• Set exercise
Print the listing from its top line through the line containing "import pandas as pd", nothing more, and leave out the pictures.

• Data excerpt
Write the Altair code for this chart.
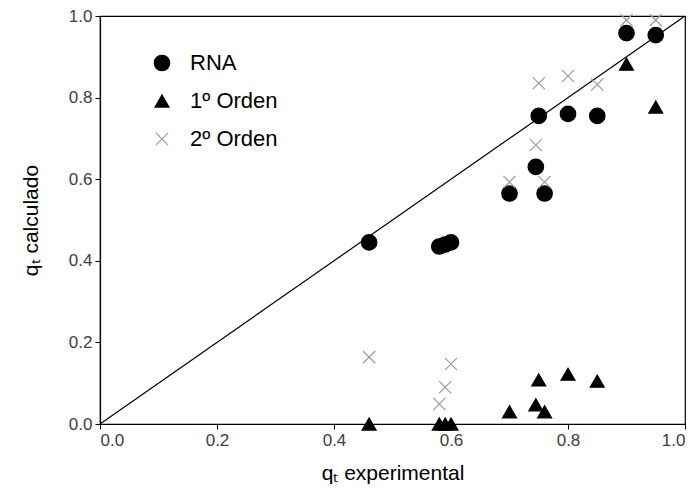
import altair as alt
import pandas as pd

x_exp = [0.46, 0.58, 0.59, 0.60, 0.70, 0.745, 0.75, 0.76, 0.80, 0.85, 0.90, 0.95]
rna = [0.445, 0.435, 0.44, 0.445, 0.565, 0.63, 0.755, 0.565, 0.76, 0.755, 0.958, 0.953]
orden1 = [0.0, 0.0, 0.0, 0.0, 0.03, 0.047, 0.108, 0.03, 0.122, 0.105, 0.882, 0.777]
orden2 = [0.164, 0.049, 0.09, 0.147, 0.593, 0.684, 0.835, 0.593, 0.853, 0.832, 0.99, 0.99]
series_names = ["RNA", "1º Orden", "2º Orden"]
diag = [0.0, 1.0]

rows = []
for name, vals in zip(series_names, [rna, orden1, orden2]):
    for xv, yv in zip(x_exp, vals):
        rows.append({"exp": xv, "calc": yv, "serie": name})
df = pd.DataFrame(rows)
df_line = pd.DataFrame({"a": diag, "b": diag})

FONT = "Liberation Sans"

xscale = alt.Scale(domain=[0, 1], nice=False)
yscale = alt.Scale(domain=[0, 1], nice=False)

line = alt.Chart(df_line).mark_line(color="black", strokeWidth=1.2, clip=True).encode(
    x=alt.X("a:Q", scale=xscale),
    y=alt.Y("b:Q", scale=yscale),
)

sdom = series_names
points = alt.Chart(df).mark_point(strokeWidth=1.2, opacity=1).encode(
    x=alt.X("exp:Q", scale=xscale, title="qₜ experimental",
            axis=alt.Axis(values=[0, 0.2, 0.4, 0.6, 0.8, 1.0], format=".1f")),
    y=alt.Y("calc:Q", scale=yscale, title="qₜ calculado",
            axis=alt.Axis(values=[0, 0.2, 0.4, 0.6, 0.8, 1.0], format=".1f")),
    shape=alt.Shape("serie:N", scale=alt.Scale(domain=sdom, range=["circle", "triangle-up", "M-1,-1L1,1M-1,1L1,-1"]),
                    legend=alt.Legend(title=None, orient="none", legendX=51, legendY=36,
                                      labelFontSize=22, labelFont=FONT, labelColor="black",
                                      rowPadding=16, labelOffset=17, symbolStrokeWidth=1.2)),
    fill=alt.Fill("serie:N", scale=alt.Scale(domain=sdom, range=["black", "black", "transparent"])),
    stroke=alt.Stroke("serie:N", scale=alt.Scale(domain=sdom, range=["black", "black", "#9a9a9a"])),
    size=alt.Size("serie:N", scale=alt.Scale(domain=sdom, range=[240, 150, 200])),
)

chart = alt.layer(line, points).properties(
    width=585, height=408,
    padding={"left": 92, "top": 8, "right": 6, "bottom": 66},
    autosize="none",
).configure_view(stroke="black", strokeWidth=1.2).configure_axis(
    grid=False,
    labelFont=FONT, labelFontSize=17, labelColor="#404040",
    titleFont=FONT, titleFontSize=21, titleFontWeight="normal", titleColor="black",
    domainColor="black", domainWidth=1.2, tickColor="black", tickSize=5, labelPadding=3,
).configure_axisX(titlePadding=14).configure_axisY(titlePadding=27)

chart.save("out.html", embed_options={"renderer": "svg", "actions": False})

• Result below
Write the Altair code for this chart.
import altair as alt
import pandas as pd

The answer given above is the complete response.